In your copy, leave out the pictures; write out all the data exactly.

### Dataset section
>>>
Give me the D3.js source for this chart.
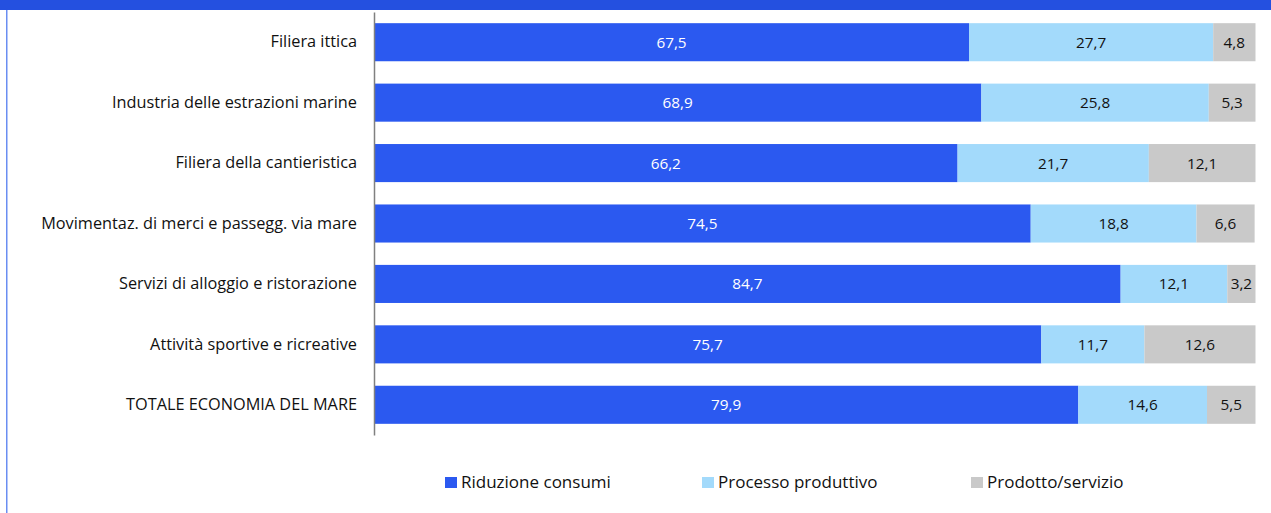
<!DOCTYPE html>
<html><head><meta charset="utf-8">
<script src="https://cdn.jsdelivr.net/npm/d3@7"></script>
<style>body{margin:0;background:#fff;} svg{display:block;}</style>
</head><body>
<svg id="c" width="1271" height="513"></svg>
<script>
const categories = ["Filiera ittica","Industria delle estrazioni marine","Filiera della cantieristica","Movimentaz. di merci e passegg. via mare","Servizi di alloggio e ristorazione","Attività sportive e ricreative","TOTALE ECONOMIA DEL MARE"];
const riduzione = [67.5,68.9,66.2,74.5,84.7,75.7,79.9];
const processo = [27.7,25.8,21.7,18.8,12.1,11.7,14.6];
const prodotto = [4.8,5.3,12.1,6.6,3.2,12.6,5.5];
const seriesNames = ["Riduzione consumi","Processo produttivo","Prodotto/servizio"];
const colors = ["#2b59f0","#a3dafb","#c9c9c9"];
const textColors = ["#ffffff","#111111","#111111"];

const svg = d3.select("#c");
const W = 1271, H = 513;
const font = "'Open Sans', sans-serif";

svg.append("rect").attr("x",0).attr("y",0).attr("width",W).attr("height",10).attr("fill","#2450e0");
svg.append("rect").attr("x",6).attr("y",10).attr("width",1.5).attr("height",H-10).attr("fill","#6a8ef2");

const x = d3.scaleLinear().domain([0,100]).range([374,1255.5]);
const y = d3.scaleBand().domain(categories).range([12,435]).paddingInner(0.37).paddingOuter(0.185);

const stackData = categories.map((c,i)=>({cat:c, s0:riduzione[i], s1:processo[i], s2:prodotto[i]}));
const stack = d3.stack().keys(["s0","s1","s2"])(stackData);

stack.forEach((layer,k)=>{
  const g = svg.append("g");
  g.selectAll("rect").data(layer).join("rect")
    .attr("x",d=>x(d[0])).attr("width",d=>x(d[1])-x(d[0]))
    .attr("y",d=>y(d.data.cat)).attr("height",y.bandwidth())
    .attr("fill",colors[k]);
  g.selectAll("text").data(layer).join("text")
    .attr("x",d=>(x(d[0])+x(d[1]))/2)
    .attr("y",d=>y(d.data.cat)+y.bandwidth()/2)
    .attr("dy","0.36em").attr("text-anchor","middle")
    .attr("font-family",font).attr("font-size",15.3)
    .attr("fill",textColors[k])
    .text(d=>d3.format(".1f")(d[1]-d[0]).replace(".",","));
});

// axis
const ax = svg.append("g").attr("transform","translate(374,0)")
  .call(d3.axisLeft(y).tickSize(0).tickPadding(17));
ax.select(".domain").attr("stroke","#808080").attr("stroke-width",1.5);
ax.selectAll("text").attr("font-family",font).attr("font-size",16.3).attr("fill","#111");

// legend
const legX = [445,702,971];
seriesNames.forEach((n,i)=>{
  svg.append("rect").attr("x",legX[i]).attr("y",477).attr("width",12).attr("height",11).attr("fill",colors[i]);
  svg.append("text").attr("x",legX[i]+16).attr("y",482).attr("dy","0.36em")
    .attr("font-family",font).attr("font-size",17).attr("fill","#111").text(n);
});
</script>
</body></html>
<<<
### Finished answer
Give me the D3.js source for this chart.
<!DOCTYPE html>
<html><head><meta charset="utf-8">
<script src="https://cdn.jsdelivr.net/npm/d3@7"></script>
<style>body{margin:0;background:#fff;} svg{display:block;}</style>
</head><body>
<svg id="c" width="1271" height="513"></svg>
<script>
const categories = ["Filiera ittica","Industria delle estrazioni marine","Filiera della cantieristica","Movimentaz. di merci e passegg. via mare","Servizi di alloggio e ristorazione","Attività sportive e ricreative","TOTALE ECONOMIA DEL MARE"];
const riduzione = [67.5,68.9,66.2,74.5,84.7,75.7,79.9];
const processo = [27.7,25.8,21.7,18.8,12.1,11.7,14.6];
const prodotto = [4.8,5.3,12.1,6.6,3.2,12.6,5.5];
const seriesNames = ["Riduzione consumi","Processo produttivo","Prodotto/servizio"];
const colors = ["#2b59f0","#a3dafb","#c9c9c9"];
const textColors = ["#ffffff","#111111","#111111"];

const svg = d3.select("#c");
const W = 1271, H = 513;
const font = "'Open Sans', sans-serif";

svg.append("rect").attr("x",0).attr("y",0).attr("width",W).attr("height",10).attr("fill","#2450e0");
svg.append("rect").attr("x",6).attr("y",10).attr("width",1.5).attr("height",H-10).attr("fill","#6a8ef2");

const x = d3.scaleLinear().domain([0,100]).range([374,1255.5]);
const y = d3.scaleBand().domain(categories).range([12,435]).paddingInner(0.37).paddingOuter(0.185);

const stackData = categories.map((c,i)=>({cat:c, s0:riduzione[i], s1:processo[i], s2:prodotto[i]}));
const stack = d3.stack().keys(["s0","s1","s2"])(stackData);

stack.forEach((layer,k)=>{
  const g = svg.append("g");
  g.selectAll("rect").data(layer).join("rect")
    .attr("x",d=>x(d[0])).attr("width",d=>x(d[1])-x(d[0]))
    .attr("y",d=>y(d.data.cat)).attr("height",y.bandwidth())
    .attr("fill",colors[k]);
  g.selectAll("text").data(layer).join("text")
    .attr("x",d=>(x(d[0])+x(d[1]))/2)
    .attr("y",d=>y(d.data.cat)+y.bandwidth()/2)
    .attr("dy","0.36em").attr("text-anchor","middle")
    .attr("font-family",font).attr("font-size",15.3)
    .attr("fill",textColors[k])
    .text(d=>d3.format(".1f")(d[1]-d[0]).replace(".",","));
});

// axis
const ax = svg.append("g").attr("transform","translate(374,0)")
  .call(d3.axisLeft(y).tickSize(0).tickPadding(17));
ax.select(".domain").attr("stroke","#808080").attr("stroke-width",1.5);
ax.selectAll("text").attr("font-family",font).attr("font-size",16.3).attr("fill","#111");

// legend
const legX = [445,702,971];
seriesNames.forEach((n,i)=>{
  svg.append("rect").attr("x",legX[i]).attr("y",477).attr("width",12).attr("height",11).attr("fill",colors[i]);
  svg.append("text").attr("x",legX[i]+16).attr("y",482).attr("dy","0.36em")
    .attr("font-family",font).attr("font-size",17).attr("fill","#111").text(n);
});
</script>
</body></html>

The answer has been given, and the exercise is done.